[START SOURCE DATA]

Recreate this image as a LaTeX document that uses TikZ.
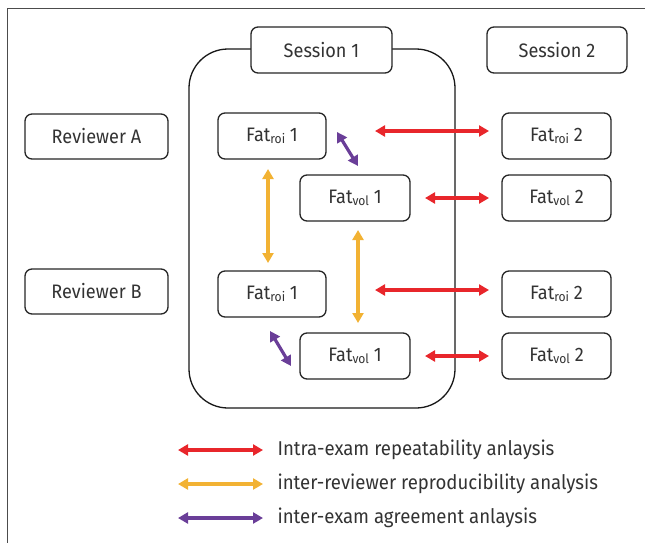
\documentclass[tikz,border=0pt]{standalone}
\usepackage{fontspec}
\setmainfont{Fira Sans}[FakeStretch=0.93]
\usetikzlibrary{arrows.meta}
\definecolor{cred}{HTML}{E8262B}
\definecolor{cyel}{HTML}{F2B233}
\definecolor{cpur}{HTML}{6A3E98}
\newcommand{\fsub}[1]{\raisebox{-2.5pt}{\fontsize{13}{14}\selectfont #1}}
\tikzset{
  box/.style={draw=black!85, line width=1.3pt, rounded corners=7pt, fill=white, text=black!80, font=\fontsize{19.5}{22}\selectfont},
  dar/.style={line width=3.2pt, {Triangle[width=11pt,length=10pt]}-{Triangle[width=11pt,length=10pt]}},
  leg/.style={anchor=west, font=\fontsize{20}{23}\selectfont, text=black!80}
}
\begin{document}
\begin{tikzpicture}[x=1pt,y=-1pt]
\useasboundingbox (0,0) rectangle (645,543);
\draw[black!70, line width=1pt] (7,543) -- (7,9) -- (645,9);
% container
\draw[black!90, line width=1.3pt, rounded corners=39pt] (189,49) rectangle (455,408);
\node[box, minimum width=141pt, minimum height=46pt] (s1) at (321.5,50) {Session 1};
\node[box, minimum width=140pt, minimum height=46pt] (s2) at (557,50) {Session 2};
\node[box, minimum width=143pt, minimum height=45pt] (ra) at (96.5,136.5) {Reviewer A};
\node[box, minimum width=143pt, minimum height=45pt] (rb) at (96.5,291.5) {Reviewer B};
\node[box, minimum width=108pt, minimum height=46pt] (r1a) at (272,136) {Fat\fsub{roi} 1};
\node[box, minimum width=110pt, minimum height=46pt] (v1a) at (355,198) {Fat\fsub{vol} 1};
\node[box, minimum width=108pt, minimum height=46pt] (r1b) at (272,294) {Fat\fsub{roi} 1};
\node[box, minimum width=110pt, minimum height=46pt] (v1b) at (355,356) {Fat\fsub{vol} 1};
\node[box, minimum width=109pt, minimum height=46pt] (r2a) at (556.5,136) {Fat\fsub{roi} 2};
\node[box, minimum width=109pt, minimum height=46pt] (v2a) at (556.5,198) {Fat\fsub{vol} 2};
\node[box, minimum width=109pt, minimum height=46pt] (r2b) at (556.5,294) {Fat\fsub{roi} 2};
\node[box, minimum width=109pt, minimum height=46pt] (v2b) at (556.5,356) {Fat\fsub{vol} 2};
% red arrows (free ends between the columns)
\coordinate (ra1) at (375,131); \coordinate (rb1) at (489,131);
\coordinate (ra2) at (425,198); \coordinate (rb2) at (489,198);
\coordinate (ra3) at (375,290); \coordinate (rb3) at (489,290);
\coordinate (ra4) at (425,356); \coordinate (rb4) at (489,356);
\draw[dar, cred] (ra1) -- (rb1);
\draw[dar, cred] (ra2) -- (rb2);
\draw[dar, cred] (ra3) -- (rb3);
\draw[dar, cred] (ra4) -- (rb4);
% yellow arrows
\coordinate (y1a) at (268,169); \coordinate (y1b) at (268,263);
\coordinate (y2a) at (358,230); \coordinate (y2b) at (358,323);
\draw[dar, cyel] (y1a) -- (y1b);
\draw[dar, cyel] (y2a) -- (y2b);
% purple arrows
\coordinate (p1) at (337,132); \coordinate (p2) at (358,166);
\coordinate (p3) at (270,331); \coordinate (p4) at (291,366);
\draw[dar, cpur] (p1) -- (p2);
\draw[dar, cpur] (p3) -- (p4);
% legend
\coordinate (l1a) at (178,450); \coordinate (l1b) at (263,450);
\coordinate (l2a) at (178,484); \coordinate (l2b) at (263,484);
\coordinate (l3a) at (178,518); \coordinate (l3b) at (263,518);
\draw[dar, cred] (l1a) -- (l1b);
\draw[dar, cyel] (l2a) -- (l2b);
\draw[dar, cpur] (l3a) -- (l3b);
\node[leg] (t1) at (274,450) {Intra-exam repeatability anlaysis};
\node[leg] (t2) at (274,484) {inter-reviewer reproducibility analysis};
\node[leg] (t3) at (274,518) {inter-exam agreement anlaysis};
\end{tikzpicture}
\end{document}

[END SOURCE DATA]

WHAT IS NEEDED:
Restate the entire listing word for word, excluding pictures.

WORKED SOLUTION:
Recreate this image as a LaTeX document that uses TikZ.
\documentclass[tikz,border=0pt]{standalone}
\usepackage{fontspec}
\setmainfont{Fira Sans}[FakeStretch=0.93]
\usetikzlibrary{arrows.meta}
\definecolor{cred}{HTML}{E8262B}
\definecolor{cyel}{HTML}{F2B233}
\definecolor{cpur}{HTML}{6A3E98}
\newcommand{\fsub}[1]{\raisebox{-2.5pt}{\fontsize{13}{14}\selectfont #1}}
\tikzset{
  box/.style={draw=black!85, line width=1.3pt, rounded corners=7pt, fill=white, text=black!80, font=\fontsize{19.5}{22}\selectfont},
  dar/.style={line width=3.2pt, {Triangle[width=11pt,length=10pt]}-{Triangle[width=11pt,length=10pt]}},
  leg/.style={anchor=west, font=\fontsize{20}{23}\selectfont, text=black!80}
}
\begin{document}
\begin{tikzpicture}[x=1pt,y=-1pt]
\useasboundingbox (0,0) rectangle (645,543);
\draw[black!70, line width=1pt] (7,543) -- (7,9) -- (645,9);
% container
\draw[black!90, line width=1.3pt, rounded corners=39pt] (189,49) rectangle (455,408);
\node[box, minimum width=141pt, minimum height=46pt] (s1) at (321.5,50) {Session 1};
\node[box, minimum width=140pt, minimum height=46pt] (s2) at (557,50) {Session 2};
\node[box, minimum width=143pt, minimum height=45pt] (ra) at (96.5,136.5) {Reviewer A};
\node[box, minimum width=143pt, minimum height=45pt] (rb) at (96.5,291.5) {Reviewer B};
\node[box, minimum width=108pt, minimum height=46pt] (r1a) at (272,136) {Fat\fsub{roi} 1};
\node[box, minimum width=110pt, minimum height=46pt] (v1a) at (355,198) {Fat\fsub{vol} 1};
\node[box, minimum width=108pt, minimum height=46pt] (r1b) at (272,294) {Fat\fsub{roi} 1};
\node[box, minimum width=110pt, minimum height=46pt] (v1b) at (355,356) {Fat\fsub{vol} 1};
\node[box, minimum width=109pt, minimum height=46pt] (r2a) at (556.5,136) {Fat\fsub{roi} 2};
\node[box, minimum width=109pt, minimum height=46pt] (v2a) at (556.5,198) {Fat\fsub{vol} 2};
\node[box, minimum width=109pt, minimum height=46pt] (r2b) at (556.5,294) {Fat\fsub{roi} 2};
\node[box, minimum width=109pt, minimum height=46pt] (v2b) at (556.5,356) {Fat\fsub{vol} 2};
% red arrows (free ends between the columns)
\coordinate (ra1) at (375,131); \coordinate (rb1) at (489,131);
\coordinate (ra2) at (425,198); \coordinate (rb2) at (489,198);
\coordinate (ra3) at (375,290); \coordinate (rb3) at (489,290);
\coordinate (ra4) at (425,356); \coordinate (rb4) at (489,356);
\draw[dar, cred] (ra1) -- (rb1);
\draw[dar, cred] (ra2) -- (rb2);
\draw[dar, cred] (ra3) -- (rb3);
\draw[dar, cred] (ra4) -- (rb4);
% yellow arrows
\coordinate (y1a) at (268,169); \coordinate (y1b) at (268,263);
\coordinate (y2a) at (358,230); \coordinate (y2b) at (358,323);
\draw[dar, cyel] (y1a) -- (y1b);
\draw[dar, cyel] (y2a) -- (y2b);
% purple arrows
\coordinate (p1) at (337,132); \coordinate (p2) at (358,166);
\coordinate (p3) at (270,331); \coordinate (p4) at (291,366);
\draw[dar, cpur] (p1) -- (p2);
\draw[dar, cpur] (p3) -- (p4);
% legend
\coordinate (l1a) at (178,450); \coordinate (l1b) at (263,450);
\coordinate (l2a) at (178,484); \coordinate (l2b) at (263,484);
\coordinate (l3a) at (178,518); \coordinate (l3b) at (263,518);
\draw[dar, cred] (l1a) -- (l1b);
\draw[dar, cyel] (l2a) -- (l2b);
\draw[dar, cpur] (l3a) -- (l3b);
\node[leg] (t1) at (274,450) {Intra-exam repeatability anlaysis};
\node[leg] (t2) at (274,484) {inter-reviewer reproducibility analysis};
\node[leg] (t3) at (274,518) {inter-exam agreement anlaysis};
\end{tikzpicture}
\end{document}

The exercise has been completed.